'''
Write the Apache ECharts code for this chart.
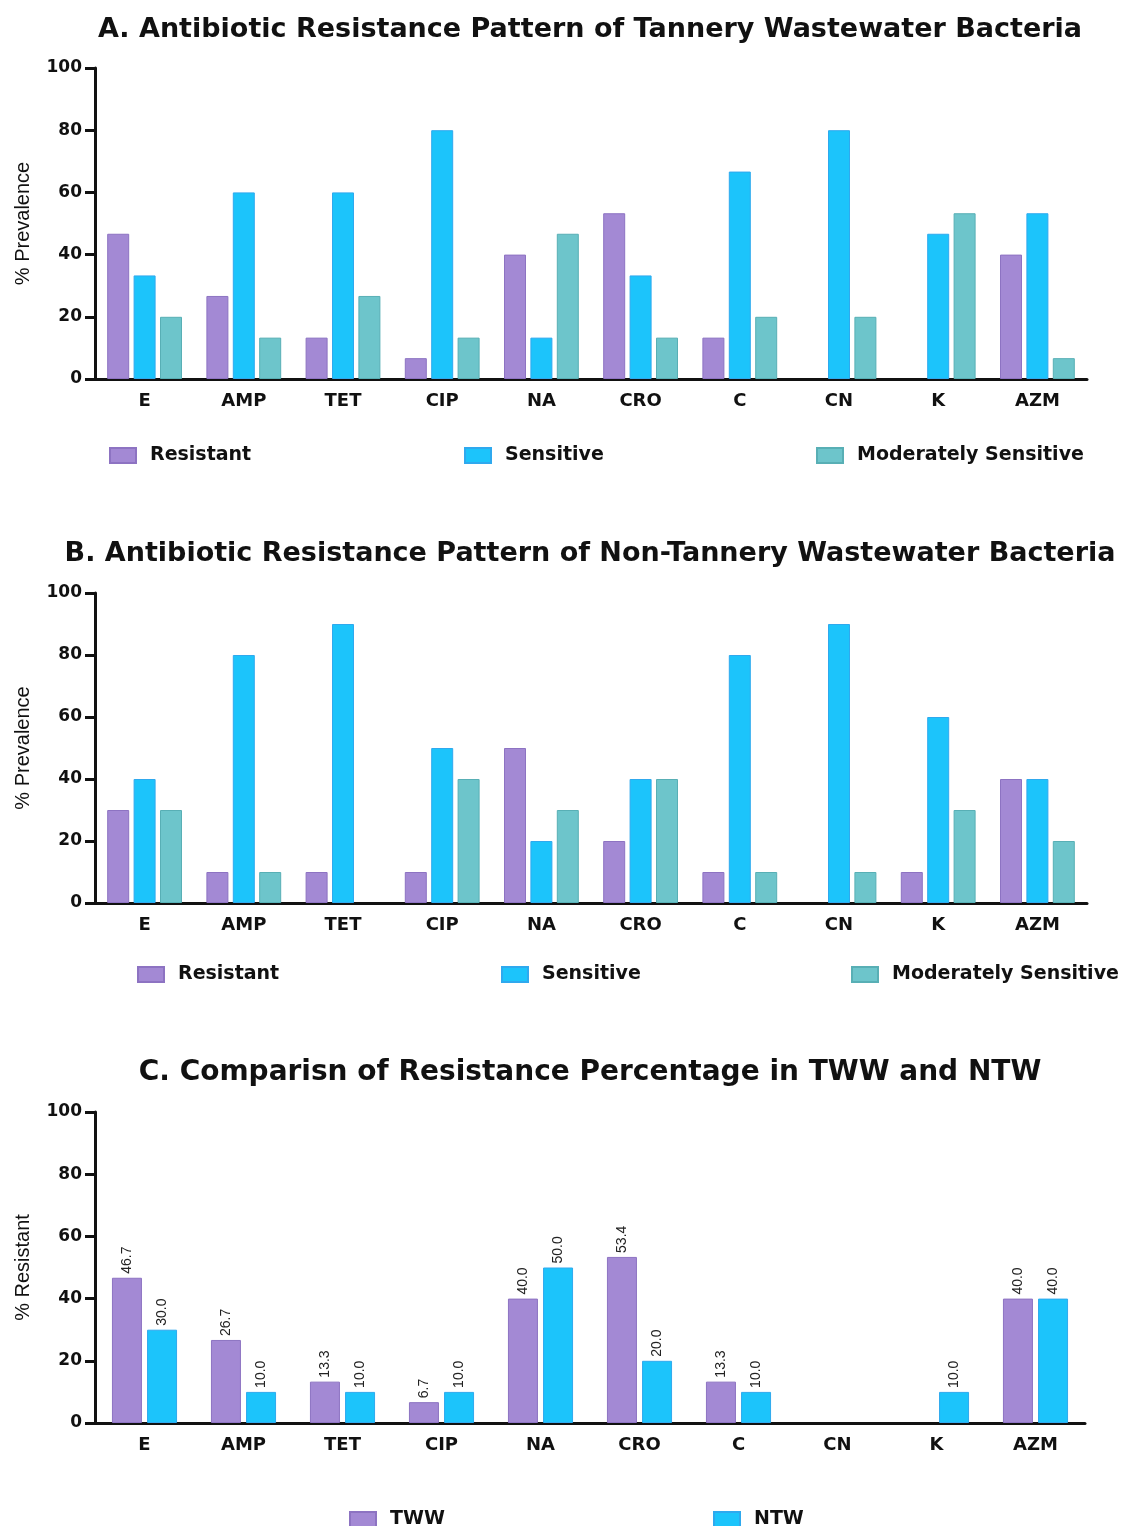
<!DOCTYPE html>
<html>
<head>
<meta charset="utf-8">
<style>
  html, body { margin: 0; padding: 0; background: #ffffff; }
  #chart { width: 1125px; height: 1526px; }
</style>
<script src="https://cdn.jsdelivr.net/npm/echarts@6/dist/echarts.min.js"></script>
</head>
<body>
<div id="chart"></div>
<script>
// Antibiotics tested
const antibiotics = ['E', 'AMP', 'TET', 'CIP', 'NA', 'CRO', 'C', 'CN', 'K', 'AZM'];
const yTicks = [0, 20, 40, 60, 80, 100];

// Panel A: tannery wastewater (TWW) isolates, % prevalence
const twwResistant = [46.7, 26.7, 13.3, 6.7, 40.0, 53.3, 13.3, 0, 0, 40.0];
const twwSensitive = [33.3, 60.0, 60.0, 80.0, 13.3, 33.3, 66.7, 80.0, 46.7, 53.3];
const twwModerate  = [20.0, 13.3, 26.7, 13.3, 46.7, 13.3, 20.0, 20.0, 53.3, 6.7];

// Panel B: non-tannery wastewater (NTW) isolates, % prevalence
const ntwResistant = [30, 10, 10, 10, 50, 20, 10, 0, 10, 40];
const ntwSensitive = [40, 80, 90, 50, 20, 40, 80, 90, 60, 40];
const ntwModerate  = [30, 10, 0, 40, 30, 40, 10, 10, 30, 20];

// Panel C: % resistant, TWW vs NTW
const compTWW = [46.7, 26.7, 13.3, 6.7, 40.0, 53.4, 13.3, 0, 0, 40.0];
const compNTW = [30.0, 10.0, 10.0, 10.0, 50.0, 20.0, 10.0, 0, 10.0, 40.0];

const COL_RES = '#a389d4', COL_SEN = '#1cc4fb', COL_MOD = '#6dc5cb';
const BRD_RES = '#8d73c2', BRD_SEN = '#2fa9ee', BRD_MOD = '#58afb5';
const INK = '#111111';
const BOLD = 'DejaVu Sans';

const panels = [
  { title: 'A. Antibiotic Resistance Pattern of Tannery Wastewater Bacteria',
    titleTop: 11, titleSize: 27, top: 68, height: 311, right: 38, yName: '% Prevalence',
    legendTop: 446, legendLeft: [109, 464, 816],
    series: [['Resistant', twwResistant, COL_RES, BRD_RES],
             ['Sensitive', twwSensitive, COL_SEN, BRD_SEN],
             ['Moderately Sensitive', twwModerate, COL_MOD, BRD_MOD]],
    barWidth: 22, barGap: '20%', labels: false },
  { title: 'B. Antibiotic Resistance Pattern of Non-Tannery Wastewater Bacteria',
    titleTop: 535, titleSize: 27, top: 593, height: 310, right: 38, yName: '% Prevalence',
    legendTop: 965, legendLeft: [137, 501, 851],
    series: [['Resistant', ntwResistant, COL_RES, BRD_RES],
             ['Sensitive', ntwSensitive, COL_SEN, BRD_SEN],
             ['Moderately Sensitive', ntwModerate, COL_MOD, BRD_MOD]],
    barWidth: 22, barGap: '20%', labels: false },
  { title: 'C. Comparisn of Resistance Percentage in TWW and NTW',
    titleTop: 1054, titleSize: 28, top: 1112, height: 311, right: 40, yName: '% Resistant',
    legendTop: 1510, legendLeft: [349, 713],
    series: [['TWW', compTWW, COL_RES, BRD_RES],
             ['NTW', compNTW, COL_SEN, BRD_SEN]],
    barWidth: 30, barGap: '17%', labels: true }
];

const option = {
  animation: false,
  backgroundColor: '#ffffff',
  title: [], legend: [], grid: [], xAxis: [], yAxis: [], series: []
};

panels.forEach((p, i) => {
  option.title.push({
    text: p.title, left: 585, top: p.titleTop, textAlign: 'center',
    textStyle: { fontFamily: BOLD, fontWeight: 'bold', fontSize: p.titleSize, color: INK }
  });
  option.grid.push({ left: 95, right: p.right, top: p.top, height: p.height });
  option.xAxis.push({
    type: 'category', gridIndex: i, data: antibiotics,
    axisLine: { lineStyle: { color: INK, width: 3 } },
    axisTick: { alignWithLabel: true, length: 8, lineStyle: { color: INK, width: 3 } },
    axisLabel: { margin: 13, fontFamily: BOLD, fontWeight: 'bold', fontSize: 18, color: INK },
    splitLine: { show: false }
  });
  option.yAxis.push({
    type: 'value', gridIndex: i, min: 0, max: 100, interval: 20,
    name: p.yName, nameLocation: 'middle', nameGap: 62, nameRotate: 90,
    nameTextStyle: { fontFamily: 'Liberation Sans', fontSize: 20, color: INK },
    axisLine: { show: true, lineStyle: { color: INK, width: 3 } },
    axisTick: { show: true, length: 10, lineStyle: { color: INK, width: 3 } },
    axisLabel: { margin: 13, fontFamily: BOLD, fontWeight: 'bold', fontSize: 17, color: INK,
                 formatter: v => (yTicks.includes(v) ? String(v) : '') },
    splitLine: { show: false }
  });
  p.series.forEach(([name, data, color, border], k) => {
    // zero-height bars get no outline so nothing shows on the baseline
    const items = data.map(v => (v === 0 ? { value: 0, itemStyle: { borderWidth: 0 } } : v));
    option.series.push({
      name, type: 'bar', xAxisIndex: i, yAxisIndex: i, data: items,
      barWidth: p.barWidth, barGap: p.barGap,
      itemStyle: { color, borderColor: border, borderWidth: 1 },
      label: p.labels ? {
        show: true, position: 'top', rotate: 90, align: 'left', verticalAlign: 'middle',
        distance: 4, fontFamily: 'Liberation Sans', fontSize: 14, color: '#222',
        formatter: q => (q.value > 0 ? q.value.toFixed(1) : '')
      } : { show: false }
    });
    option.legend.push({
      data: [name], left: p.legendLeft[k], top: p.legendTop, padding: 0,
      itemWidth: 26, itemHeight: 15, icon: 'rect', selectedMode: false,
      textStyle: { fontFamily: BOLD, fontWeight: 'bold', fontSize: 19, color: INK,
                   padding: [0, 0, 0, 9] }
    });
  });
});

const chart = echarts.init(document.getElementById('chart'), null, { renderer: 'canvas' });
chart.setOption(option);
</script>
</body>
</html>
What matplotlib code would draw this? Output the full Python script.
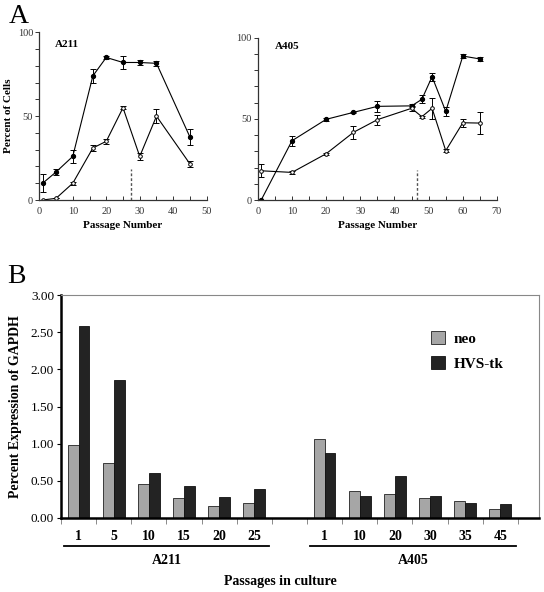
'''
Please give again the entries word for word, starting at the first line and ending with the line that contains "0, 10.0, 40.0];"; include both of those lines but none of the pictures.

■ Completed exercise:
Write the Apache ECharts code for this chart.
<!DOCTYPE html>
<html>
<head>
<meta charset="utf-8">
<style>
  html, body { margin: 0; padding: 0; background: #ffffff; }
  #chart { width: 1125px; height: 1526px; }
</style>
<script src="https://cdn.jsdelivr.net/npm/echarts@6/dist/echarts.min.js"></script>
</head>
<body>
<div id="chart"></div>
<script>
// Antibiotics tested
const antibiotics = ['E', 'AMP', 'TET', 'CIP', 'NA', 'CRO', 'C', 'CN', 'K', 'AZM'];
const yTicks = [0, 20, 40, 60, 80, 100];

// Panel A: tannery wastewater (TWW) isolates, % prevalence
const twwResistant = [46.7, 26.7, 13.3, 6.7, 40.0, 53.3, 13.3, 0, 0, 40.0];
const twwSensitive = [33.3, 60.0, 60.0, 80.0, 13.3, 33.3, 66.7, 80.0, 46.7, 53.3];
const twwModerate  = [20.0, 13.3, 26.7, 13.3, 46.7, 13.3, 20.0, 20.0, 53.3, 6.7];

// Panel B: non-tannery wastewater (NTW) isolates, % prevalence
const ntwResistant = [30, 10, 10, 10, 50, 20, 10, 0, 10, 40];
const ntwSensitive = [40, 80, 90, 50, 20, 40, 80, 90, 60, 40];
const ntwModerate  = [30, 10, 0, 40, 30, 40, 10, 10, 30, 20];

// Panel C: % resistant, TWW vs NTW
const compTWW = [46.7, 26.7, 13.3, 6.7, 40.0, 53.4, 13.3, 0, 0, 40.0];
const compNTW = [30.0, 10.0, 10.0, 10.0, 50.0, 20.0, 10.0, 0, 10.0, 40.0];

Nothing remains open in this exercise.